The Third Sunday after Pentecost

I like the beach. I am not so much a ‘bobber’ or a ‘baker’ – bobbing in the water or (sun)baking on the sand are not high on my list of fun things to do – but I like swimming and body surfing (and maybe one day I’ll even learn how to get up on a board!) and walking on the shoreline – doing things. I like the sound of the surf, the sight of the changing water, and that the horizon and clouds are a long way away. I’m not a fan of sea urchins or jelly fish (they both hurt!) and I’ve grown up being aware of much bigger sea predators but that’s just part of the environment and you learn how to live at the beach.

Charlotte and I enjoyed the beaches on our holidays in Crete. We swam at several – well, I swam and Charlotte bobbed! We and all the other beach goers had good times. You smile as you go by – enjoy seeing people being happy – all very ‘beachy’. It was when we arrived home that Charlotte mentioned that on the beach you could certainly tell who the Australians were. I was puzzled. Everyone was wearing swimming costumes; some even wore hats and sunglasses (they were also ‘bobbing’). “Think, George. What were we wearing?” Ah yes, we were somewhat overdressed in comparison – shoes, long-sleeve rash-ies, boardies, hats, sun cream. Who doesn’t want to get sunburnt? We do! (And we did wince to see quite a lot of bright red skin!) You see that’s also part of our beach experience – getting sunburnt as children – lots – and having had many ‘skin cancers’ cut out, I never want to get sunburnt again. But I still like the beach.

We learn quickly how to live in our environment. Because we are so helpless when we are young, the care, nurture, protection, and guidance from others are so important. This is true whether we are thinking of our physical environment (and why Australian pools all have none climbable fences around them and safety flags at beaches and surf life savers) but it also applies to our linguistic, cultural, social, and political environments as well. Any stay in Crete, I think, gives you a sense of history – changing environments – from the Minoans to Christianity, through to the independence movements of the 19th century, to the alignment with Greece, the movement of Muslims (sometimes compulsorily), and the Allies’ presence and German occupation in WW2.

We do not choose when we live – though we might choose where – but our living has always been one of learning how not to die in any environment and then working out what we want to do which I might summarise as comply or rebel or, of course, a personal amalgam of the two.
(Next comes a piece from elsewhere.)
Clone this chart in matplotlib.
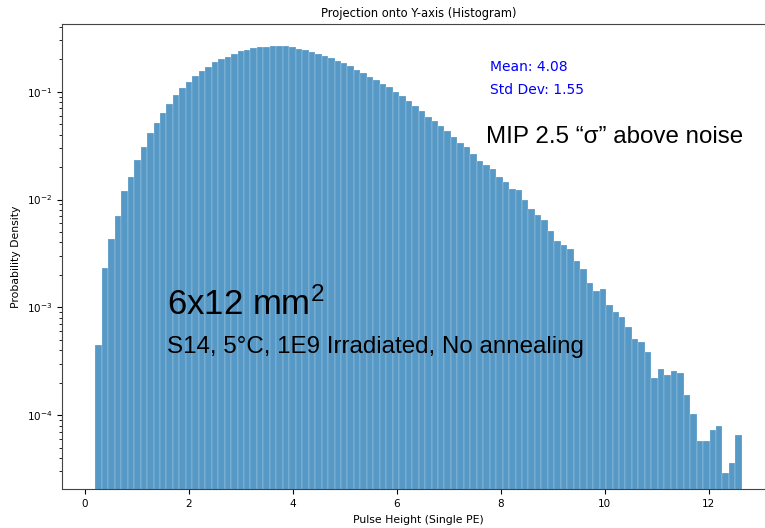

Charlotte and I visited Zeus’ Cave – his birthplace according to legend – necessary because his father, Cronus, was notorious for eating his children so as not to have any rivals but Zeus’ mother, Rhea, tricked Cronus and Zeus was raised on Crete. I found myself wondering what that message would have done to me had that been the religious environment in which I grew up. How would I think of things – gods, behaviour, people, even myself? Something for a parallel universe George perhaps.

However I have grown up knowing – it has always been part of me – that God loves me – and that he has done something about my selfishness, my sin, my fears and anxieties. I do not fully understand this God – think Trinity and holiness – he still judges my sin as wrong while he forgives it – and he still doesn’t give me a ‘free pass’ to behave as I like – but that this God loves and cares for me is foundational. I wonder whether there is something in the Good News of Jesus – of his death and resurrection – that breaks into any and all environ-ments and offers love in place of fear, hope in place of despair, companionship instead of anxiety, and life instead of – and beyond – death that makes it why people still today follow Jesus? No matter the environment in which we find ourselves, there is this God of grace – the face of Jesus so to speak – saying ‘I am with you always’. In one sense that makes life amazing and in another sense it makes it so much harder as we try to find the footsteps to follow on rocks and sand – but perhaps that’s part of what Jesus meant when he said that he came so that we might live – and live life to the full?